Hace dos años quería entrar a cursos para investigador que vi promocionados casualmente en una universidad con nombre de región de España. Me dediqué a leer libros de novela negra, a ver las respectivas películas, y sobre todo, a soñar con maneras de escribir en el género. Hasta escribí un par de páginas de la historia de un homosexual y un enano que deben hacer equipo para resolver el secuestro político del Indio amazónico, idea que me sigue pareciendo buena, pero cuyo resultado fue una mierda. Y ahora, con un caso en carne propia, puedo ver que los enigmas de habitaciones cerradas desde el interior, y en los que no se encuentra el asesino son pura fantasía. Sé dónde viven estos bandoleros, y si le hago preguntas a los habitantes nocturnos de mi barrio, seguro que me dicen hasta los nombres. Duermo incómodo, y como medida de seguridad inicial, traje a mi perro con la esperanza de que él tenga un código genético más útil para emergencias. Si sólo es para que ladre, ya tengo claro que no lo necesito, pues logro los decibeles necesarios para dejar estupefacto a un ratero experimentado.

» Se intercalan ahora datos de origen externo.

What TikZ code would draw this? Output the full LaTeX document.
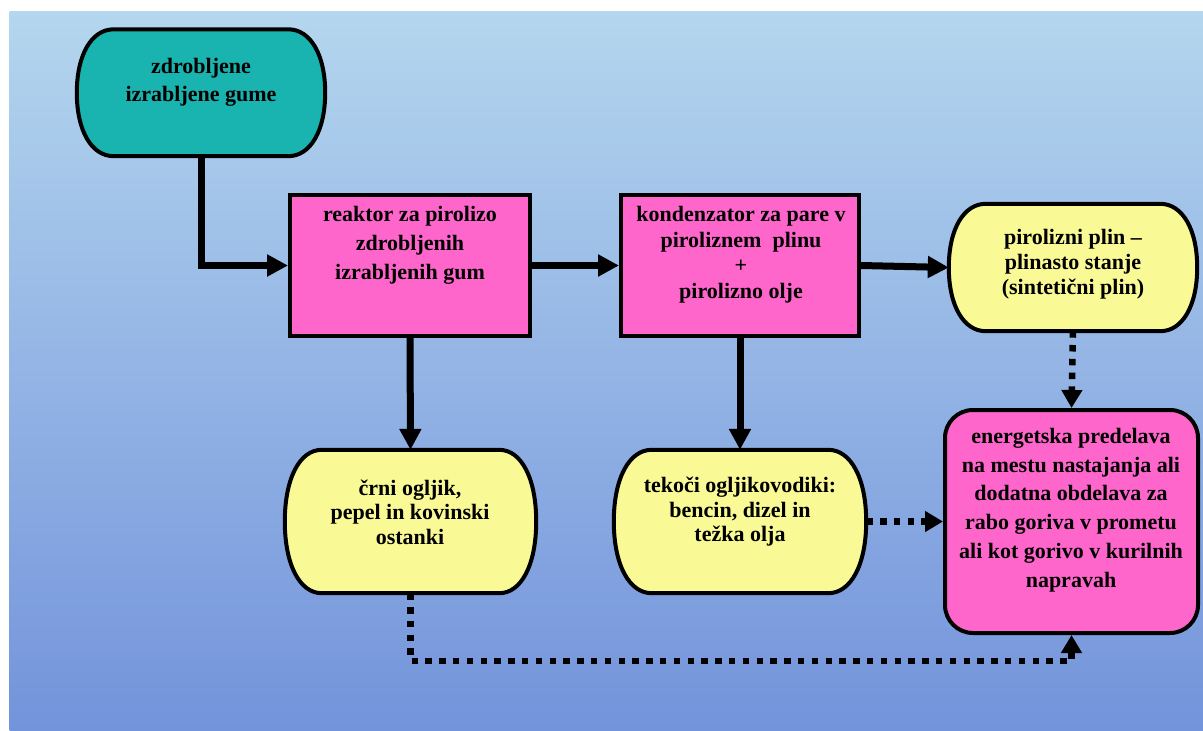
\documentclass[tikz,border=0pt]{standalone}
\usepackage{fontspec}
\setmainfont{Liberation Serif}
\usetikzlibrary{
  calc,
  positioning,
  arrows.meta}

\definecolor{bgtop}{HTML}{B4D6EE}
\definecolor{bgbot}{HTML}{7393DB}
\definecolor{gumeteal}{HTML}{19B3B0}
\definecolor{stagepink}{HTML}{FF66CC}
\definecolor{prodyellow}{HTML}{F9F995}

% capsule outline round an empty node: node, bulge, fill
\newcommand{\drawcapsule}[3]{%
  \draw[outline,fill=#3]
    ($(#1.north west)+(#2,0)$) -- ($(#1.north east)+(-#2,0)$)
    .. controls ($(#1.north east)+(-0.4*#2,0)$) and ($(#1.east)!0.6!(#1.north east)$) .. (#1.east)
    .. controls ($(#1.east)!0.6!(#1.south east)$) and ($(#1.south east)+(-0.4*#2,0)$) .. ($(#1.south east)+(-#2,0)$)
    -- ($(#1.south west)+(#2,0)$)
    .. controls ($(#1.south west)+(0.4*#2,0)$) and ($(#1.west)!0.6!(#1.south west)$) .. (#1.west)
    .. controls ($(#1.west)!0.6!(#1.north west)$) and ($(#1.north west)+(0.4*#2,0)$) .. ($(#1.north west)+(#2,0)$)
    -- cycle;
}

\begin{document}
\begin{tikzpicture}[
  x=1pt,y=-1pt,
  every node/.style={inner sep=0pt},
  boxsize/.style 2 args={minimum width=#1,minimum height=#2},
  outline/.style={draw=black,line width=4pt},
  txt/.style={font=\bfseries\fontsize{22pt}{#1pt}\selectfont,align=center},
  flow/.style={line width=7pt,-{Triangle[length=21pt,width=21pt]}},
  dotflow/.style={line width=6.5pt,dash pattern=on 6.5pt off 7.3pt,-{Triangle[length=18pt,width=20pt]}}
]%
  \useasboundingbox (0,0) rectangle (1203,731);
  \fill[top color=bgtop,bottom color=bgbot] (9.5,11) rectangle (1203,731);

  % shapes
  \node[boxsize={248pt}{126.5pt}] (gume) at (201,92.75) {};
  \node[boxsize={240pt}{141pt},outline,fill=stagepink] (reaktor) at (410,265.5) {};
  \node[boxsize={238pt}{141pt},outline,fill=stagepink] (kond) at (740,265.5) {};
  \node[boxsize={248pt}{127pt}] (plin) at (1073,267.5) {};
  \node[boxsize={251pt}{143pt}] (crni) at (410.5,521.5) {};
  \node[boxsize={252pt}{143pt}] (tekoci) at (740,521.5) {};
  \node[boxsize={253pt}{223pt},outline,fill=stagepink,rounded corners=28pt] (energ) at (1071.5,521.5) {};

  \drawcapsule{gume}{37}{gumeteal}
  \drawcapsule{plin}{37}{prodyellow}
  \drawcapsule{crni}{37}{prodyellow}
  \drawcapsule{tekoci}{38}{prodyellow}

  % texts
  \node[txt=28] (gume-t) at (201,82) {zdrobljene\\izrabljene gume};
  \node[txt=29] (reaktor-t) at (410,245.5) {reaktor za pirolizo\\zdrobljenih\\izrabljenih gum};
  \node[txt=25.5] (kond-t) at (741,254.5) {kondenzator za pare v\\piroliznem\ \ plinu\\+\\pirolizno olje};
  \node[txt=25] (plin-t) at (1073,264) {pirolizni plin --\\plinasto stanje\\(sintetični plin)};
  \node[txt=24.5] (crni-t) at (410,512) {črni ogljik,\\pepel in kovinski\\ostanki};
  \node[txt=24.5] (tekoci-t) at (740,512) {tekoči ogljikovodiki:\\bencin, dizel in\\težka olja};
  \node[txt=28.8] (energ-t) at (1071,510) {energetska predelava\\na mestu nastajanja ali\\dodatna obdelava za\\rabo goriva v prometu\\ali kot gorivo v kurilnih\\napravah};

  % connectors
  \draw[flow] (gume.south) |- (reaktor.west);
  \draw[flow] (reaktor.east) -- (kond.west);
  \draw[flow] (kond.east) -- (plin.west);
  \draw[flow] (reaktor.south) -- (crni.north);
  \draw[flow] (kond.south) -- (tekoci.north);

  \draw[dotflow] (plin.south) -- (energ.north);
  \draw[dotflow] (tekoci.east) -- (energ.west);
  \draw[dotflow] (crni.south) -- ++(0,68) -| (energ.south);

\end{tikzpicture}
\end{document}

La conclusión que a mí se me antoja de la historia, es que puede ser por eso que los intentos de novela negra no han pasado de ser conmovedores en la literatura colombiana: se preocupan tanto por adaptar la realidad nacional a una estructura narrativa, que acaban por obviar lo más importante. El problema nunca ha sido atrapar los grandes criminales. Todos sabemos dónde viven y quiénes son. Y si no se sabe, no es sino seguir las pistas del mal gusto y el despilfarro (so pena de encerrar algún directivo de coldeportes inocente o al dueño de la Fundación Universitaria San Martín). El problema es que el miedo y la impotencia que siento yo de que roben mi computador, no son ni un pálido reflejo de lo que sienten buena parte de los compatriotas: el miedo a no poder dormir, tranquilos, en sus casas, sin sentir que alguien los observa.

Moraleja de la historia:

No es necesario preocuparse por las armas: el portero borracho tiene una, y está dispuesto a disparar hacia mi ventana. El modelo también funciona a gran escala.